Of the people interviewed for this issue, Stefano Pessina may well have the biggest impact on Central Pennsylvania in 2016.
The billionaire is CEO of Walgreens Boots Alliance, which is aiming to complete a $17.2 billion acquisition of Cumberland County-based Rite Aid Corp. by next year.
Despite a busy international travel schedule, the Italian-born pharmaceutical magnate took time to answer questions about his early life, his rise to prominence and what the proposed merger could mean for Rite Aid, one of Pennsylvania’s 18 Fortune 500 companies.
Pessina, 74, also reflected on what other international opportunities could beckon for his Illinois-based corporation.

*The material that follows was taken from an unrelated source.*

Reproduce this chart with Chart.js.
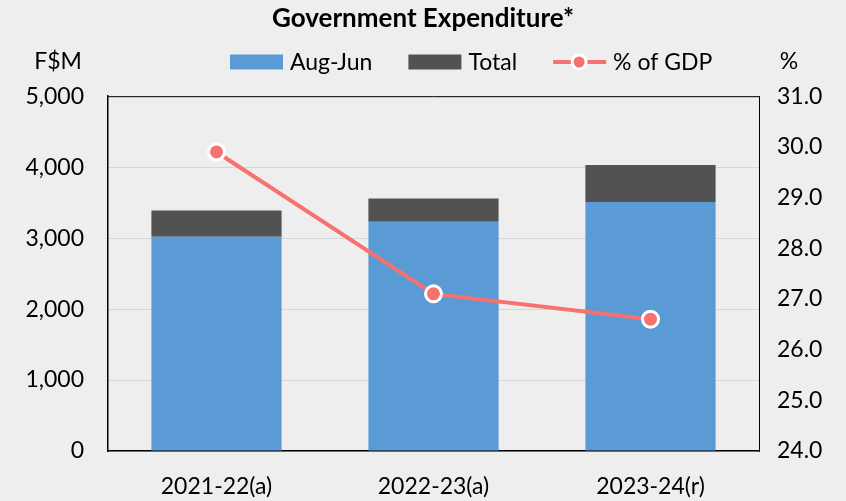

Q: Your academic training was in nuclear engineering. Do you ever regret not pursuing a scientific career? And how did that training ultimately prepare you for your life’s work in the pharmaceutical industry?
Lives: Monte Carlo, Monaco
College: Polytechnic University of Milan
Career recap: Pessina took over his family’s Italian pharmaceutical business four decades ago. He expanded it through a series of mergers and acquisitions, including a 2005 union with venerable British chain Boots. Merged with U.S.-based Walgreens in a two-step process that was completed in 2014. He became CEO of Walgreens Boots Alliance in July 2015 after a period as interim CEO.
A: I don’t regret it at all.
I actually started out in academia for a period of time after obtaining my degree, but moved to a private research firm and got my first taste of working in a large company. When I decided to get involved with my family’s business, and had the opportunity to run our pharmaceutical wholesaling company, I took it and never looked back. I think my studies were very useful, and I often say that my engineer mindset is still very much with me: I like building things, understanding how things work and trying to make them work most efficiently.
Which of your professional accomplishments to date are you most proud of? Which has been the most challenging?
We’ve been fortunate to have a number of important events in the evolution of our company … and frankly each of them, especially those that I call ‘transformational deals,’ have been instrumental steps to get where we are today. And then each of them came with its own challenges that we had to overcome. You could say that, for example, the choice to go international and expand from Italy was a key passage, but equally the merger with Boots when we were Alliance Unichem was crucial for our growth. And so was our deal with Walgreens; without it, we would not be the global company we are now.
So, sorry I can’t pick one.
However, I can tell you that I am proud of how we have built a strong leadership team for this company. They work very well together, some have done so for many years, but also we’ve managed to add fresh talent every time new companies joined the group. I consider this a great success, and I intend to continue cultivating the team and including new valuable people as we encounter them.
Speaking of the Rite Aid deal, you have said the goal is not to seek increased negotiating power vis-à-vis insurers and benefits managers. But is such increased bargaining power a likely outcome? And if so, how would that benefit the corporation — and consumers?
The Rite Aid acquisition will not change the rules of the game with insurers and PBMs. There continues to be a wide choice of pharmacies and mail order in the market, and that won’t change. The industry will remain very fragmented. This acquisition won’t give us any additional advantage with insurers and PBMs, and we didn’t include any such potential advantages in our analysis of the transaction.
Decisions about integrating the two companies “will be made over time,” a Walgreens corporate statement indicated. Do you have a vision for how long the Rite Aid brand might ultimately survive separate from Walgreens?
For now, Rite Aid is expected to initially operate under its existing brand. Overall, our goal will be to create a fully harmonized network of stores, which can be achieved in a variety of ways and not only by having the same store brand across the network. For example, many years after the Duane Reade acquisition and integration with Walgreens, the New York stores still trade under their popular Duane Reade brand. In some locations, the Rite Aid brand is especially popular with customers and frankly more recognizable than the Walgreens brand.